Some people said, "No! Indian men and their mentality alone are majorly responsible for rapes."
I have nothing but some statistics to highlight here.
Guess which country is the rape capital of the world? It's one of our fav. countries.I'll tell you- it's USA.
"In India, a country of over 1.2 billion people, 24,206 rapes were reported in 2011. The same year in the United States, a nation of 300 million, 83,425 rapes were reported. In the United States, every 6.2 minutes a woman is raped."
Moreover,India with its sick mentality and chauvinist men seem to take the issue of rape pretty seriously. Here you go…
"According to the Guardian, just 7% of reported rapes in the U.K. resulted in convictions during 2011-12. In Sweden, the conviction rate is as low as 10%. France had a conviction rate of 25% in 2006. Poor India, a developing nation with countless challenges, managed an impressive 24.2% conviction rate in 2012. That’s thanks to the efforts of a lot of good people — police, lawyers, victims and their families — working heroically with limited resources."
Source: TIME MAGAZINE ARTICLE:
India features nowhere in the list of Top ten countries with highest rates(r/100,000) of rape.This statistic gives a clearer picture than if we see the total number of reported rapes, as the total goes higher with the population.
I would rather like to see few more documentaries along with this one, namely "USA's daughters" and of course "UK's daughters".
Finally, about the ban.
Well, when my nation's and half of its population's image is dragged and stretched to fit stereotypes.
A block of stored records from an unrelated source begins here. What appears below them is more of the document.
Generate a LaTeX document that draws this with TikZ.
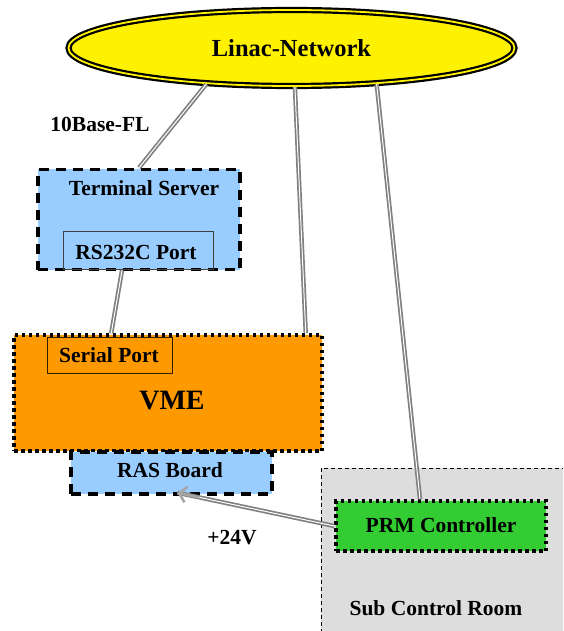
\documentclass[tikz,border=0pt]{standalone}
\usepackage{fontspec}
\setmainfont{Liberation Serif}
\usetikzlibrary{shapes.geometric,arrows.meta,calc}
\definecolor{lblue}{HTML}{99CCFF}
\definecolor{vmeor}{HTML}{FF9900}
\definecolor{prmgr}{HTML}{33CC33}
\definecolor{roomgr}{HTML}{DDDDDD}
\definecolor{conngr}{HTML}{808080}
\tikzset{
  box/.style={rectangle, inner sep=0pt},
  dashbox/.style={box, draw=black, line width=3.5pt, dash pattern=on 10pt off 7pt},
  dotbox/.style={box, draw=black, line width=3.5pt, dash pattern=on 3.5pt off 3.5pt},
  thinbox/.style={box, draw=black!75, line width=0.7pt},
  lbl/.style={inner sep=0pt, font=\fontsize{21.5}{24}\selectfont\bfseries},
  conn/.style={draw=conngr, line width=1.7pt, double=white, double distance=1pt},
}
\begin{document}
\begin{tikzpicture}[x=1pt,y=-1pt]
\useasboundingbox (0,0) rectangle (563,631);
% sub control room
\begin{scope}
\clip (0,0) rectangle (563,631);
\draw[fill=roomgr, draw=black, line width=0.8pt, dash pattern=on 4pt off 3pt] (321,468) rectangle (580,650);
\end{scope}
\node[lbl] (scrlbl) at (436,608) {Sub Control Room};
% network
\node[ellipse, minimum width=446pt, minimum height=76pt, fill=yellow, draw=black, line width=2.2pt, double=yellow, double distance=1.8pt, font=\fontsize{24.5}{28}\selectfont\bfseries] (net) at (291.5,48) {Linac-Network};
% terminal server
\node[dashbox, fill=lblue, minimum width=202pt, minimum height=100pt] (ts) at (139,219.5) {};
\node[lbl] (tslbl) at (144,188) {Terminal Server};
\node[thinbox, minimum width=150pt, minimum height=38pt] (rs) at (138,250) {};
\node[lbl] (rslbl) at (136,252) {RS232C Port};
% VME
\node[dotbox, fill=vmeor, minimum width=308pt, minimum height=116pt] (vme) at (168,393) {};
\node[thinbox, draw=black!80!vmeor, minimum width=125pt, minimum height=36pt] (sp) at (109.5,355) {};
\node[lbl] (splbl) at (109,355) {Serial Port};
\node[inner sep=0pt, font=\fontsize{28}{32}\selectfont\bfseries] (vmelbl) at (172,401) {VME};
% RAS board
\node[dashbox, fill=lblue, minimum width=201pt, minimum height=42pt] (ras) at (171.5,473) {};
\node[lbl] (raslbl) at (170,470) {RAS Board};
% PRM controller
\node[dotbox, fill=prmgr, minimum width=210pt, minimum height=50pt] (prm) at (441,526) {};
\node[lbl] (prmlbl) at (441,525) {PRM Controller};
% labels
\node[lbl] (fl) at (100,124) {10Base-FL};
\node[lbl] (v24) at (232,538) {+24V};
% connectors
\coordinate (tstop) at (ts.north);
\coordinate (vmetopr) at ($(vme.north east)+(-18,0)$);
\coordinate (prmtop) at ($(prm.north)+(-21,0)$);
\coordinate (rsbot) at ($(rs.south)+(-16,1)$);
\coordinate (vmetopl) at ($(vme.north west)+(99,0)$);
\coordinate (rasend) at ($(ras.south)+(6,-3)$);
\draw[conn] (net.203) -- (tstop);
\draw[conn] (net.275) -- (vmetopr);
\draw[conn] (net.337) -- (prmtop);
\draw[conn] (rsbot) -- (vmetopl);
\draw[conn] (prm.west) -- (rasend);
\draw[draw=black!35, line width=2.6pt, -{Straight Barb[length=7pt, width=16pt]}] ($(rasend)!0.14!(prm.west)$) -- (rasend);
\end{tikzpicture}
\end{document}
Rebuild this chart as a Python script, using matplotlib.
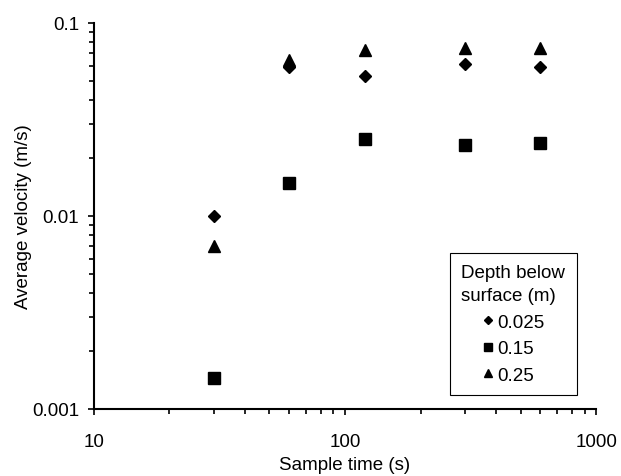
import matplotlib.pyplot as plt
from matplotlib.ticker import LogLocator, NullFormatter, FixedFormatter, FixedLocator

plt.rcParams['font.family'] = ['Liberation Sans', 'DejaVu Sans']

sample_time = [30, 60, 120, 300, 600]
depth_0025 = [0.0100, 0.059, 0.053, 0.061, 0.059]
depth_015 = [0.00145, 0.0148, 0.0251, 0.0233, 0.0240]
depth_025 = [0.0070, 0.064, 0.0724, 0.074, 0.074]

fig = plt.figure(figsize=(6.21, 4.77), dpi=100)
ax = fig.add_axes([0.151, 0.1405, 0.809, 0.8095])

ax.plot(sample_time, depth_0025, linestyle='none', marker='D', markersize=6,
        color='black', label='0.025')
ax.plot(sample_time, depth_015, linestyle='none', marker='s', markersize=8,
        color='black', label='0.15')
ax.plot(sample_time, depth_025, linestyle='none', marker='^', markersize=8,
        color='black', label='0.25')

ax.set_xscale('log')
ax.set_yscale('log')
ax.set_xlim(10, 1000)
ax.set_ylim(0.001, 0.1)

ax.xaxis.set_major_locator(FixedLocator([10, 100, 1000]))
ax.xaxis.set_major_formatter(FixedFormatter(['10', '100', '1000']))
ax.yaxis.set_major_locator(FixedLocator([0.001, 0.01, 0.1]))
ax.yaxis.set_major_formatter(FixedFormatter(['0.001', '0.01', '0.1']))
ax.xaxis.set_minor_locator(LogLocator(base=10, subs=range(2, 10)))
ax.yaxis.set_minor_locator(LogLocator(base=10, subs=range(2, 10)))
ax.xaxis.set_minor_formatter(NullFormatter())
ax.yaxis.set_minor_formatter(NullFormatter())

ax.spines['top'].set_visible(False)
ax.spines['right'].set_visible(False)
ax.spines['left'].set_linewidth(1.5)
ax.spines['bottom'].set_linewidth(1.5)
ax.tick_params(axis='both', which='both', direction='out', width=1.2, labelsize=13.5)
ax.tick_params(axis='both', which='major', length=4.5)
ax.tick_params(axis='both', which='minor', length=3.5)
ax.tick_params(axis='x', which='major', pad=13)
ax.tick_params(axis='y', which='major', pad=6)

ax.set_xlabel('Sample time (s)', fontsize=13.5, labelpad=4)
ax.set_ylabel('Average velocity (m/s)', fontsize=13.5, labelpad=0)

leg = ax.legend(title='Depth below\nsurface (m)', loc='lower right',
                bbox_to_anchor=(0.961, 0.036), fontsize=13.5, title_fontsize=13.5,
                markerscale=0.75, handlelength=0.7, handletextpad=0.15,
                fancybox=False, edgecolor='black', framealpha=1,
                borderpad=0.6, labelspacing=0.5, borderaxespad=0)
leg.get_frame().set_linewidth(0.8)
leg.get_title().set_linespacing(1.45)

fig.savefig('out.png', dpi=100)
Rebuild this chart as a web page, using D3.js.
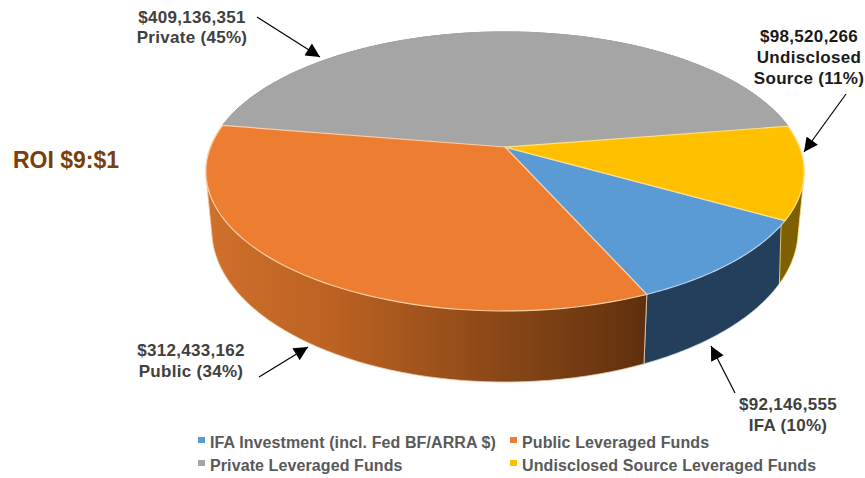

I am certainly not okay.
BBC airs its shows on radio, TV and other mass reaching media outlets. Some of our countrymen unfortunately are not educated enough to debate and discuss like us. They might take it in a way which is unhealthy, hatred-prone and anti-social. Why take that risk when frankly the video gave us nothing new, except a rapist narrating his story as the voice of Indian mindset.
I support the ban. That's my opinion. You all are free.
This would be my only edit as I see no point in stretching a sensitive issue beyond a respectable point.